Mas vamos ao segundo episódio: o aborto. A ministra Rosa Weber quis encerrar seu mandato no STF de um modo espetacular, embora pouco democrático e invasivo do espaço de competência do Congresso Nacional: a ampliação do aborto no Brasil.

No lusco-fusco da sua presidência na Corte Suprema, pautou o julgamento da Arguição de Descumprimento de Preceito Fundamental 442, interposta pelo PSOL em 2017, com a pretensão de que a Corte declare a inconstitucionalidade dos artigos 124 e 126 do Código Penal e descriminalize a interrupção da gravidez até a 12.ª semana de gestação.
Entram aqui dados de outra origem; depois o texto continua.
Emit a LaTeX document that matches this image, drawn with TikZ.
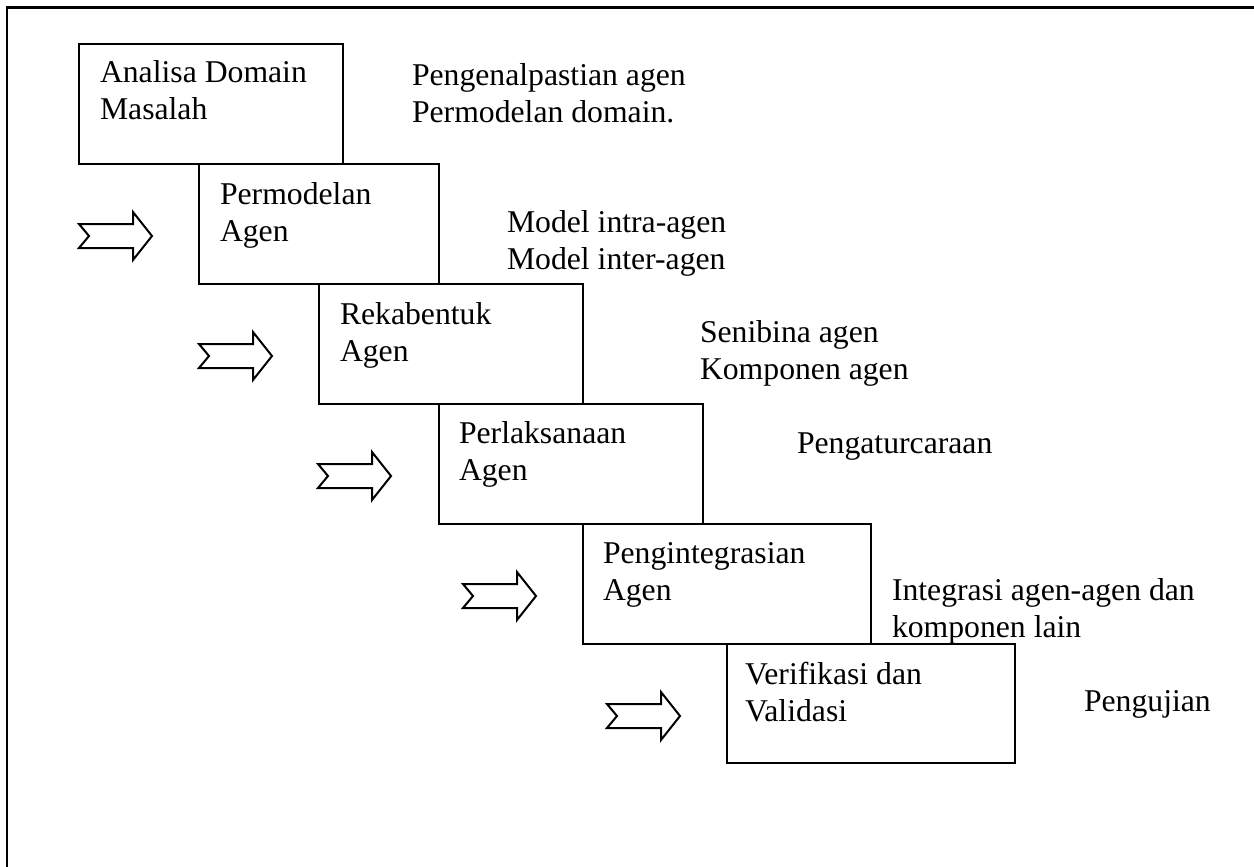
\documentclass[tikz,border=0pt]{standalone}
\usepackage{fontspec}
\setmainfont{Liberation Serif}
\begin{document}
\begin{tikzpicture}[x=1pt,y=-1pt,
  stage/.style={draw, line width=2pt, rectangle, anchor=north west, inner sep=0pt, outer sep=0pt},
  lbl/.style={anchor=base west, inner sep=0pt, outer sep=0pt, align=left, font=\fontsize{31.7}{37}\selectfont},
  pics/fatarrow/.style={code={\draw[line width=2pt, line join=miter] (0,-12) -- (54,-12) -- (54,-24) -- (73,0) -- (54,24) -- (54,12) -- (0,12) -- (10,0) -- cycle;}}]
\useasboundingbox (0,0) rectangle (1254,867);
% outer frame (left and top edges)
\draw[line width=2.4pt] (7,867) -- (7,7.5) -- (1254,7.5);
% stage boxes
\node[stage, minimum width=264pt, minimum height=120pt] (b1) at (79,44) {};
\node[stage, minimum width=240pt, minimum height=120pt] (b2) at (199,164) {};
\node[stage, minimum width=264pt, minimum height=120pt] (b3) at (319,284) {};
\node[stage, minimum width=264pt, minimum height=120pt] (b4) at (439,404) {};
\node[stage, minimum width=288pt, minimum height=120pt] (b5) at (583,524) {};
\node[stage, minimum width=288pt, minimum height=119pt] (b6) at (727,644) {};
% box labels (anchor = baseline of last line)
\node[lbl] (t1) at (100,120) {Analisa Domain\\Masalah};
\node[lbl] (t2) at (220,241) {Permodelan\\Agen};
\node[lbl] (t3) at (340,361) {Rekabentuk\\Agen};
\node[lbl] (t4) at (459,480) {Perlaksanaan\\Agen};
\node[lbl] (t5) at (603,600) {Pengintegrasian\\Agen};
\node[lbl] (t6) at (745,721) {Verifikasi dan\\Validasi};
% side notes
\node[lbl] (n1) at (412,122) {Pengenalpastian agen\\Permodelan domain.};
\node[lbl] (n2) at (507,269) {Model intra-agen\\Model inter-agen};
\node[lbl] (n3) at (700,379) {Senibina agen\\Komponen agen};
\node[lbl] (n4) at (797,453) {Pengaturcaraan};
\node[lbl] (n5) at (892,637) {Integrasi agen-agen dan\\komponen lain};
\node[lbl] (n6) at (1084,711) {Pengujian};
% arrows
\pic at (79,236) {fatarrow};
\pic at (199,356) {fatarrow};
\pic at (318,476) {fatarrow};
\pic at (463,596) {fatarrow};
\pic at (607,716) {fatarrow};
\end{tikzpicture}
\end{document}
Como bem lembrou editorial do jornal O Estado de S.Paulo, “quando a ação foi ajuizada, Rosa Weber, sua relatora, afirmou que o tema precisava de ‘amadurecimento’, mas prometeu que o tribunal não deixaria a sociedade sem resposta. À época, como agora, contudo, a única resposta que a sociedade espera da Corte é que ela respeite a decisão dessa mesma sociedade”.

E prossegue o editorial, com lógica certeira: “A única resposta cabível da Corte à ação deveria ter sido dada já em 2017, pela própria Rosa Weber: negar conhecimento para que a questão fosse tratada pelo Poder Legislativo”. Lá, e não no espaço ocupado por 11 ministros autoempoderados, a sociedade está verdadeiramente representada.
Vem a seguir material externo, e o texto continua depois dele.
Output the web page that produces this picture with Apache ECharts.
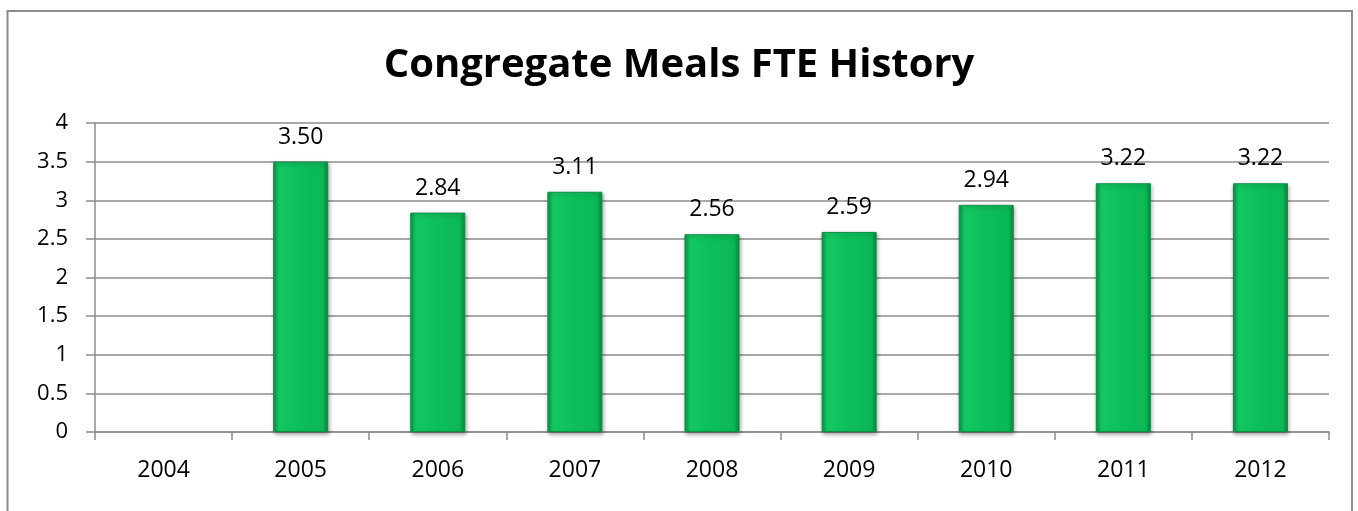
<!DOCTYPE html>
<html>
<head>
<meta charset="utf-8">
<script src="https://cdn.jsdelivr.net/npm/echarts@6/dist/echarts.min.js"></script>
<style>
html,body{margin:0;padding:0;background:#fff;}
#chart{width:1358px;height:511px;}
</style>
</head>
<body>
<div id="chart"></div>
<script>
const titleText = 'Congregate Meals FTE History';
const years = ['2004','2005','2006','2007','2008','2009','2010','2011','2012'];
const fte = [null, 3.50, 2.84, 3.11, 2.56, 2.59, 2.94, 3.22, 3.22];
const yTicks = {min: 0, max: 4, interval: 0.5};

const chart = echarts.init(document.getElementById('chart'));
const FONT = '"Open Sans", "Liberation Sans", sans-serif';
chart.setOption({
  animation: false,
  backgroundColor: '#ffffff',
  graphic: [{
    type: 'rect',
    shape: {x: 7.5, y: 11, width: 1344.5, height: 520},
    style: {fill: 'none', stroke: '#8c8c8c', lineWidth: 2},
    silent: true
  }],
  title: {
    text: titleText,
    left: 'center',
    top: 41,
    textStyle: {fontFamily: FONT, fontSize: 40, fontWeight: 'bold', color: '#000'}
  },
  grid: {left: 95, right: 29, top: 123, bottom: 79, containLabel: false},
  xAxis: {
    type: 'category',
    data: years,
    axisLine: {lineStyle: {color: '#8c8c8c', width: 1.5}},
    axisTick: {show: true, length: 8, alignWithLabel: false, lineStyle: {color: '#8c8c8c', width: 1.5}},
    axisLabel: {fontFamily: FONT, fontSize: 23, color: '#000', margin: 27}
  },
  yAxis: {
    type: 'value',
    min: yTicks.min, max: yTicks.max, interval: yTicks.interval,
    axisLine: {show: true, lineStyle: {color: '#8c8c8c', width: 1.5}},
    axisTick: {show: true, length: 9, lineStyle: {color: '#8c8c8c', width: 1.5}},
    axisLabel: {fontFamily: FONT, fontSize: 22, color: '#000', margin: 27},
    splitLine: {show: true, lineStyle: {color: '#8c8c8c', width: 1.5}}
  },
  series: [{
    type: 'bar',
    data: fte,
    barWidth: 55,
    itemStyle: {
      color: new echarts.graphic.LinearGradient(0, 0, 1, 0, [
        {offset: 0, color: '#0a9447'},
        {offset: 0.1, color: '#13c862'},
        {offset: 0.5, color: '#0dbf5b'},
        {offset: 0.9, color: '#0bb855'},
        {offset: 1, color: '#08893f'}
      ]),
      borderColor: '#0a8f45',
      borderWidth: 1,
      shadowColor: 'rgba(0,0,0,0.35)',
      shadowBlur: 4,
      shadowOffsetX: 1,
      shadowOffsetY: 2
    },
    label: {
      show: true,
      position: 'top',
      distance: 13,
      fontFamily: FONT,
      fontSize: 23,
      color: '#000',
      formatter: p => p.value == null ? '' : Number(p.value).toFixed(2)
    }
  }]
});
</script>
</body>
</html>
A legalização do aborto sempre foi uma prioridade ideológica de alguns. Dentro e fora do STF. Contra a vontade expressa da sociedade, e em nome da “democracia” e dos direitos reprodutivos, defende a eliminação do primeiro direito humano fundamental: o direito à vida.
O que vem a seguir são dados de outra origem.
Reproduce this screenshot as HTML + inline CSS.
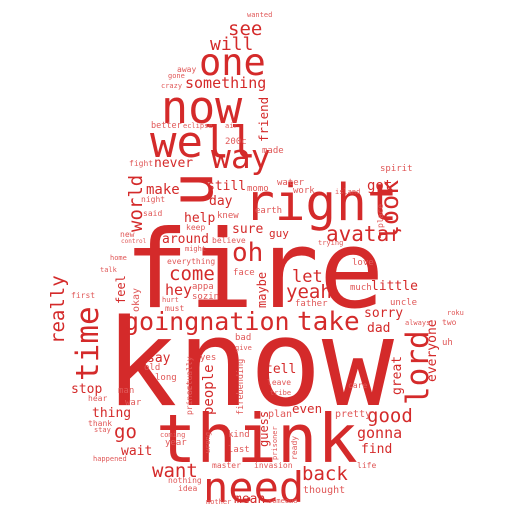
<!DOCTYPE html>
<html><head><meta charset="utf-8"><style>
html,body{margin:0;padding:0;background:#fff;}
svg{display:block;}
text{font-family:"DejaVu Sans Mono","Liberation Mono",monospace;fill:#d42a2a;}
</style></head><body>
<svg id="cloud" width="512" height="512" viewBox="0 0 512 512"></svg>
<script>
// word, font size, x, baseline y, rotated (1 = vertical, reading bottom-to-top)
const words = [
["know",120,105,405,0],["fire",108,124,307,0],["think",67,156,462,0],["right",51,244,220,0],
["now",45,161,123,0],["well",44,150,157,0],["need",42,203,502,0],["one",37,199,75,0],
["way",33,211,168,0],["u",58,212,207,1],["time",31,98,381,1],["lord",31,428,405,1],
["look",25,398,240,1],["goingnation",25,124,330,0],["take",26,297,330,0],["oh",26,232,261,0],
["avatar",21,326,241,0],["really",19,64,344,1],["world",19,142,232,1],["see",19,228,35,0],
["will",18,210,50,0],["come",19,169,280,0],["yeah",19,286,298,0],["let",17,292,282,0],
["want",19,152,477,0],["back",19,302,480,0],["good",19,367,422,0],["go",19,114,438,0],
["hey",15,165,295,0],["something",15,185,88,0],["gonna",15,357,438,0],["people",14,213,415,1],
["make",14,146,194,0],["got",14,367,190,0],["little",13,371,290,0],["sorry",13,364,317,0],
["dad",13,367,332,0],["say",13,147,362,0],["tell",13,265,373,0],["stop",13,71,393,0],
["thing",13,92,417,0],["wait",13,121,455,0],["find",13,361,453,0],["even",12.5,292,413,0],
["mean",13,234,503,0],["never",13,154,167,0],["still",13,207,190,0],["day",13,209,205,0],
["help",13,184,222,0],["sure",13,232,233,0],["around",13,162,243,0],["great",13,401,395,1],
["everyone",13,436,382,1],["maybe",12,266,308,1],["guess",12,268,447,1],["friend",12.5,268,142,1],
["feel",12,125,304,1],["guy",11,269,237,0],["thought",10,303,493,0],["okay",10,139,312,1],
["firebending",8.5,243,415,1],["plan",10,268,417,0],["pretty",10,335,417,0],["kind",9,228,437,0],
["last",9,228,452,0],["year",9,165,445,0],["man",9,118,393,0],["war",9,125,405,0],
["long",9,155,380,0],["old",9,144,370,0],["hear",8,88,401,0],["thank",8,88,426,0],
["master",8,212,468,0],["invasion",8,254,468,0],["life",8,357,468,0],["idea",8,178,491,0],
["nothing",8,168,483,0],["mother",7,206,504,0],["someone",7,268,503,0],["uncle",9,390,305,0],
["always",7,405,325,0],["two",8,442,325,0],["uh",9,442,345,0],["roku",7,447,315,0],
["care",8,348,388,0],["love",9,352,265,0],["much",9,350,290,0],["father",9,295,306,0],
["appa",9,192,289,0],["sozin",9,192,299,0],["face",9,233,275,0],["everything",8,167,264,0],
["bad",9,235,340,0],["give",7,235,350,0],["first",8,71,298,0],["must",8,165,311,0],
["hurt",7,162,302,0],["yes",9,200,360,0],["leave",8,267,385,0],["tribe",7,270,395,0],
["better",8.5,151,128,0],["fight",8,129,166,0],["night",8,141,202,0],["said",8,143,216,0],
["made",9,262,153,0],["200c",9,225,144,0],["earth",9,255,213,0],["momo",9,247,191,0],
["water",9,277,185,0],["work",9,293,193,0],["knew",9,217,218,0],["keep",8,186,230,0],
["believe",8,212,243,0],["away",8,177,72,0],["gone",7,168,78,0],["crazy",7,161,88,0],
["wanted",7,247,17,0],["new",8,120,237,0],["spirit",9,380,171,0],["place",8,383,228,1],
["island",7,335,194,0],["trying",7,318,245,0],["eclipse",7,183,128,0],["air",7,225,128,0],
["might",7,185,251,0],["control",6,121,243,0],["home",7,110,260,0],["talk",7,100,272,0],
["wrong",7,210,453,1],["ready",8,297,460,1],["prince",8,192,415,1],["actually",8,192,395,1],
["prisoner",7,277,460,1],["happened",7,93,461,0],["stay",7,94,432,0],["coming",7,160,437,0]
];
const svg = document.getElementById('cloud');
for (const w of words) {
  const t = document.createElementNS('http://www.w3.org/2000/svg','text');
  
  
  t.setAttribute('font-size', w[1]);
  if (w[1] < 11) t.setAttribute('style', 'fill:#e05858');
  if (w[4]) {
    t.setAttribute('transform', 'translate(' + w[2] + ',' + w[3] + ') rotate(-90)');
  } else {
    t.setAttribute('x', w[2]);
    t.setAttribute('y', w[3]);
  }
  t.textContent = w[0];
  svg.appendChild(t);
}
</script>
</body></html>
A rejeição ao aborto no Brasil é fantástica. As pesquisas estão aí. E são inequívocas. A legalização do aborto é uma agressão à sociedade. Mas a ideologia não está nem aí com o sentimento da maioria. Democracia só vale se estiver alinhada com o pensamento único de uma militância autoritária.

Aproveito o momento para conversar com você, amigo leitor, a respeito das sucessivas tentativas de forçar a barra para ampliar o aborto no País. No aborto há duas vítimas: o bebê não nascido e o coração desgarrado da mãe.

A legalização do aborto, estou certo, é o primeiro elo da imensa cadeia da cultura da morte. Após a implantação do aborto descendente (a eliminação do feto), virão inúmeras manifestações do aborto ascendente (supressão da vida do doente) – a eutanásia já está incorporada ao sistema legal de alguns países –, do idoso e, quem sabe, de todos os que constituem as classes passivas e indesejadas da sociedade.

Defender os direitos de um feto é a mesma coisa que defender uma pessoa contra uma injusta discriminação, a discriminação dos que pensam que existem alguns seres humanos que devem ser sacrificados por um bem maior. Aí está exatamente o cerne da questão, que nada tem que ver com princípios religiosos nem com a eventual crença na existência da alma.

Hoje o que está sendo questionado não é tanto a realidade biológica, inegável, mas uma coisa muito mais séria: o próprio conceito de humano ou de pessoa. Trata-se, portanto, de uma pergunta de caráter filosófico e jurídico: quando se pode afirmar de um embrião ou de um feto que é propriamente humano e, portanto, detentor de direitos, a começar pelo direito à vida?

Fala-se, arbitrariamente, de tantos dias, de tantos meses de gravidez... E se chega até a afirmar, como já foi feito entre nós, que só somos seres humanos quando temos autoconsciência. Antes disso, só material descartável ou útil para laboratório. Mas será que um bebê de dois meses ou de dois anos tem autoconsciência?

Não se compreende de que modo obteremos uma sociedade mais justa, democrática e digna para seres humanos (os adultos) com a morte de outros (as crianças não nascidas).

Chegou a hora de a sociedade dar um basta respeitoso, mas firme, aos abusos do Judiciário e cobrar uma posição clara do Congresso Nacional.